The deposit is intended to cover the additional duties the importer will have to pay when Commerce completes its investigation and determines the fair value of the product in question. If the deposit is more than the fair value, the importer gets a refund. If the deposit doesn’t cover the anti-dumping duties, Customs must collect the additional revenue.
And that’s the problem, Lester said. Commerce may take three years or longer, leaving importers in limbo, not knowing if they will have to pay the government more money. The revenue an importer owes can run into millions of dollars, which can push small companies out of business.
Customs also faces diminishing returns the longer it takes to collect. Of the $551 million importers owed in 2010, $316 million were receivables more than 3 years old. Michael Walsh, Customs’ director of anti-dumping and countervailing duty policy, said the revenues only count for honest companies that pay what they owe. The flipside are the importers that go out of business when handed a bill for duties owed, or companies are based in foreign countries where collecting is impossible.

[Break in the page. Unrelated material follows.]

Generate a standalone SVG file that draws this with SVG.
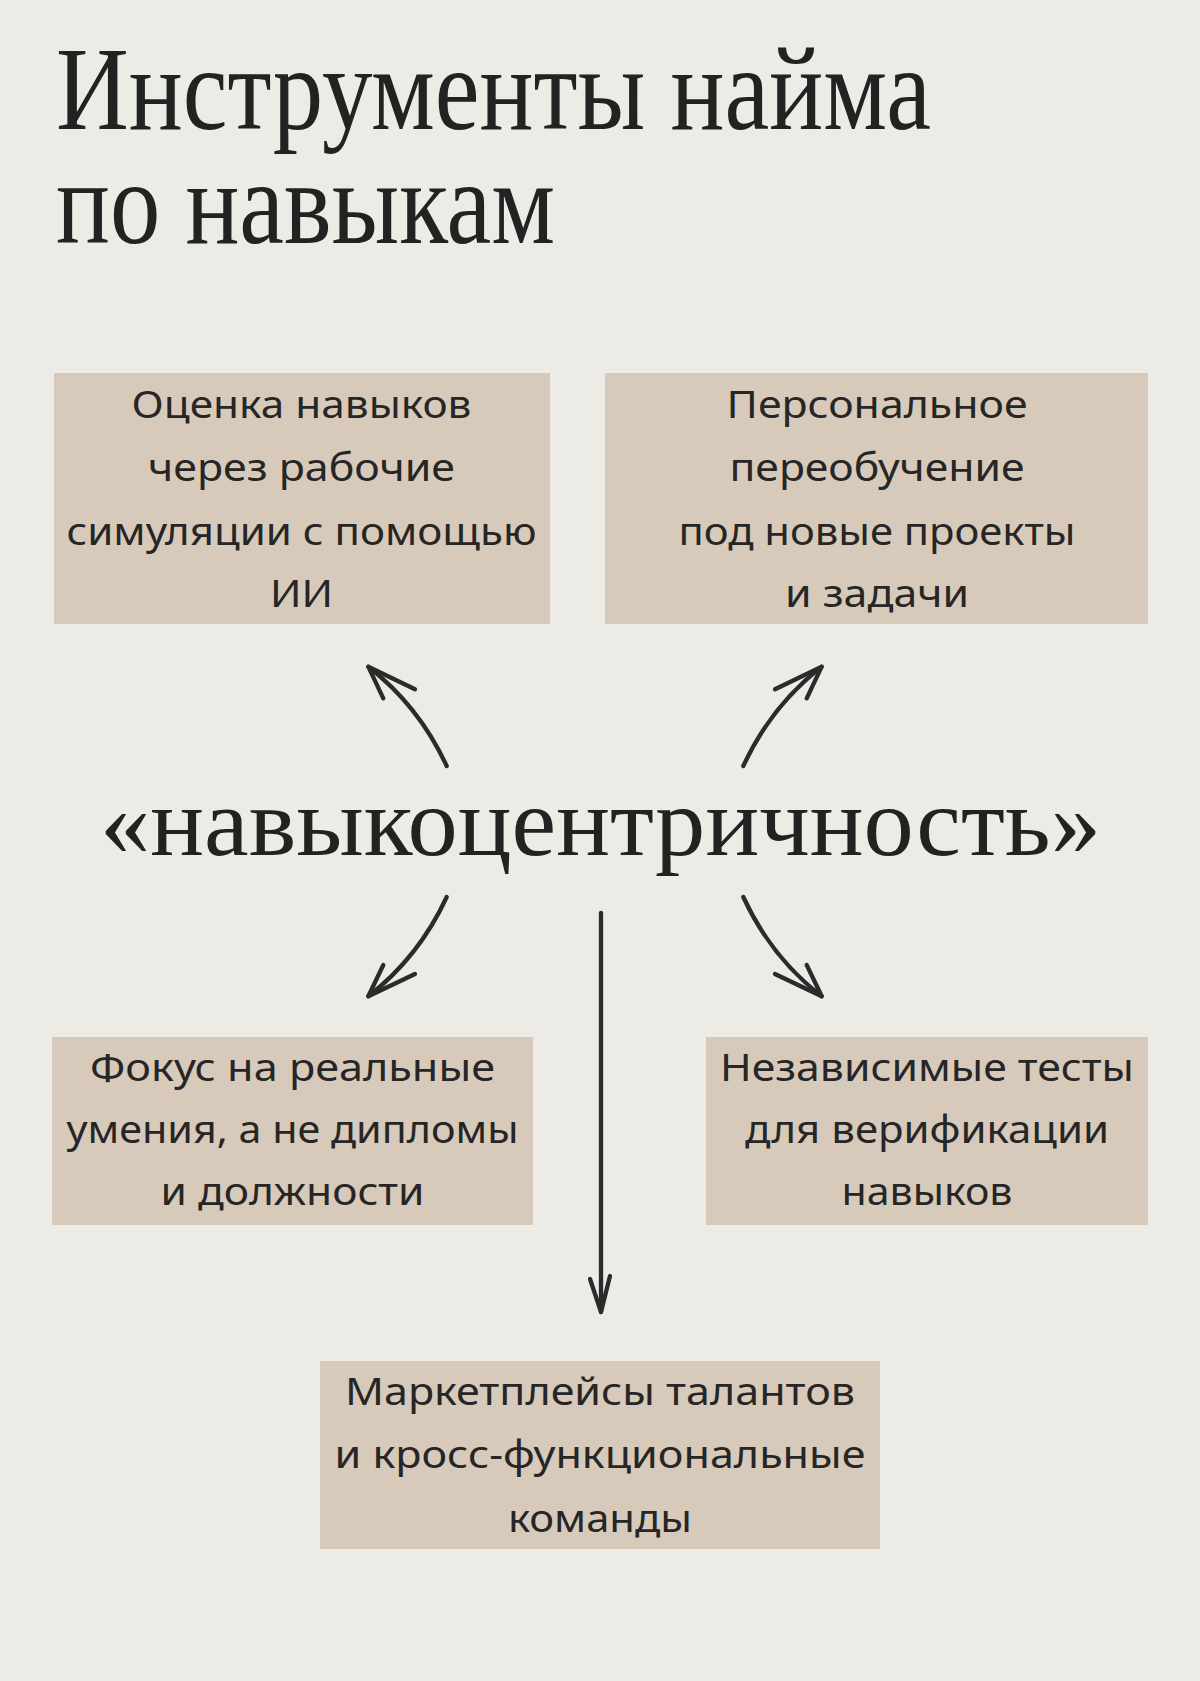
<svg xmlns="http://www.w3.org/2000/svg" width="1200" height="1681" viewBox="0 0 1200 1681">
  <defs>
    <style>
      .bg { fill: #ecebe6; }
      .box { fill: #d8cabb; }
      .title { font-family: "Liberation Serif", "DejaVu Serif", serif; fill: #222222; }
      .label { font-family: "Noto Sans", "Open Sans", "Liberation Sans", sans-serif; font-size: 38px; fill: #262626; text-anchor: middle; }
      .conn { fill: none; stroke: #2b2b2b; stroke-width: 4.3; stroke-linecap: round; stroke-linejoin: round; }
    </style>
  </defs>

  <rect class="bg" x="0" y="0" width="1200" height="1681"/>

  <g id="title">
    <text class="title" x="56" y="129" font-size="118" textLength="875" lengthAdjust="spacingAndGlyphs">Инструменты найма</text>
    <text class="title" x="56" y="243" font-size="118" textLength="499" lengthAdjust="spacingAndGlyphs">по навыкам</text>
  </g>

  <g id="center">
    <text class="title" x="100" y="855" font-size="98" textLength="1001" lengthAdjust="spacingAndGlyphs">«навыкоцентричность»</text>
  </g>

  <g id="node-assessment">
    <rect class="box" x="54" y="373" width="496" height="251"/>
    <text class="label" x="301.5" y="418" textLength="340" lengthAdjust="spacingAndGlyphs">Оценка навыков</text>
    <text class="label" x="301.5" y="481" textLength="307" lengthAdjust="spacingAndGlyphs">через рабочие</text>
    <text class="label" x="301.5" y="545" textLength="470" lengthAdjust="spacingAndGlyphs">симуляции с помощью</text>
    <text class="label" x="301.5" y="607" textLength="63" lengthAdjust="spacingAndGlyphs">ИИ</text>
  </g>

  <g id="node-retraining">
    <rect class="box" x="605" y="373" width="543" height="251"/>
    <text class="label" x="877" y="418" textLength="301" lengthAdjust="spacingAndGlyphs">Персональное</text>
    <text class="label" x="877" y="481" textLength="295" lengthAdjust="spacingAndGlyphs">переобучение</text>
    <text class="label" x="877" y="545" textLength="397" lengthAdjust="spacingAndGlyphs">под новые проекты</text>
    <text class="label" x="877" y="607" textLength="184" lengthAdjust="spacingAndGlyphs">и задачи</text>
  </g>

  <g id="node-focus">
    <rect class="box" x="52" y="1037" width="481" height="188"/>
    <text class="label" x="292.5" y="1081" textLength="405" lengthAdjust="spacingAndGlyphs">Фокус на реальные</text>
    <text class="label" x="292.5" y="1143" textLength="452" lengthAdjust="spacingAndGlyphs">умения, а не дипломы</text>
    <text class="label" x="292.5" y="1205" textLength="264" lengthAdjust="spacingAndGlyphs">и должности</text>
  </g>

  <g id="node-tests">
    <rect class="box" x="706" y="1037" width="442" height="188"/>
    <text class="label" x="927" y="1081" textLength="414" lengthAdjust="spacingAndGlyphs">Независимые тесты</text>
    <text class="label" x="927" y="1143" textLength="364" lengthAdjust="spacingAndGlyphs">для верификации</text>
    <text class="label" x="927" y="1205" textLength="171" lengthAdjust="spacingAndGlyphs">навыков</text>
  </g>

  <g id="node-marketplaces">
    <rect class="box" x="320" y="1361" width="560" height="188"/>
    <text class="label" x="600" y="1405" textLength="510" lengthAdjust="spacingAndGlyphs">Маркетплейсы талантов</text>
    <text class="label" x="600" y="1468" textLength="531" lengthAdjust="spacingAndGlyphs">и кросс-функциональные</text>
    <text class="label" x="600" y="1532" textLength="184" lengthAdjust="spacingAndGlyphs">команды</text>
  </g>

  <g id="connectors">
    <path class="conn" d="M446.7,766 Q419,706 368.3,666.7"/>
    <path class="conn" d="M383.3,698.3 L368.3,666.7 L415,689.3"/>

    <path class="conn" d="M743.3,766 Q771,706 821.7,666.7"/>
    <path class="conn" d="M806.7,698.3 L821.7,666.7 L775,689.3"/>

    <path class="conn" d="M446.7,897 Q419,957 368.3,996.3"/>
    <path class="conn" d="M383.3,965 L368.3,996.3 L415,974"/>

    <path class="conn" d="M743.3,897 Q771,957 821.7,996.3"/>
    <path class="conn" d="M806.7,965 L821.7,996.3 L775,974"/>

    <path class="conn" d="M601,913 L601,1312"/>
    <path class="conn" d="M590,1279 L601,1312 L610,1276"/>
  </g>
</svg>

“We’re the only country in the world to use this system,” Walsh said. The rest of the world uses various prospective systems that collect anti-dumping duties at the time that goods are entered. Canada, for example, determines the “normal value” of a product. If an importer brings in the goods at a lower price, it pays the anti-dumping premium above the standard duty rate.
Critics of the retrospective system are many, but it also has some supporters. Some Commerce employees believe the system lets them compute the anti-dumping margin more accurately. Some U.S. industries use anti-dumping laws as a shield against foreign competition. The steel and seafood industries are frequent filers, but Lester said companies from furniture makers to those that stamp metal parts for the automobile industry must deal with the system.
“When you think about American competitiveness, a lot of the products that are subject to anti-dumping orders, like steel, go into other manufactured goods,” Lester said. “So it’s our downstream manufacturers that can’t budget rationally because they don’t know what their costs will be, or what their ultimate duty liability will be.
“For retailers, a prospective system would affect their sourcing decisions at the time it matters, and would be more effective in stopping dumping because they know what their costs are,” Lester said. “We’re not trying to cheat, but what can we do when no one tells us what the fairly traded price is until three years later?”
Lawmakers, facing a weak economy and wanting to create jobs, may be ready to switch to a prospective system, she said.
“I think a lot of members of Congress get it,” Lester said. “They understand that the system is fundamentally unfair.”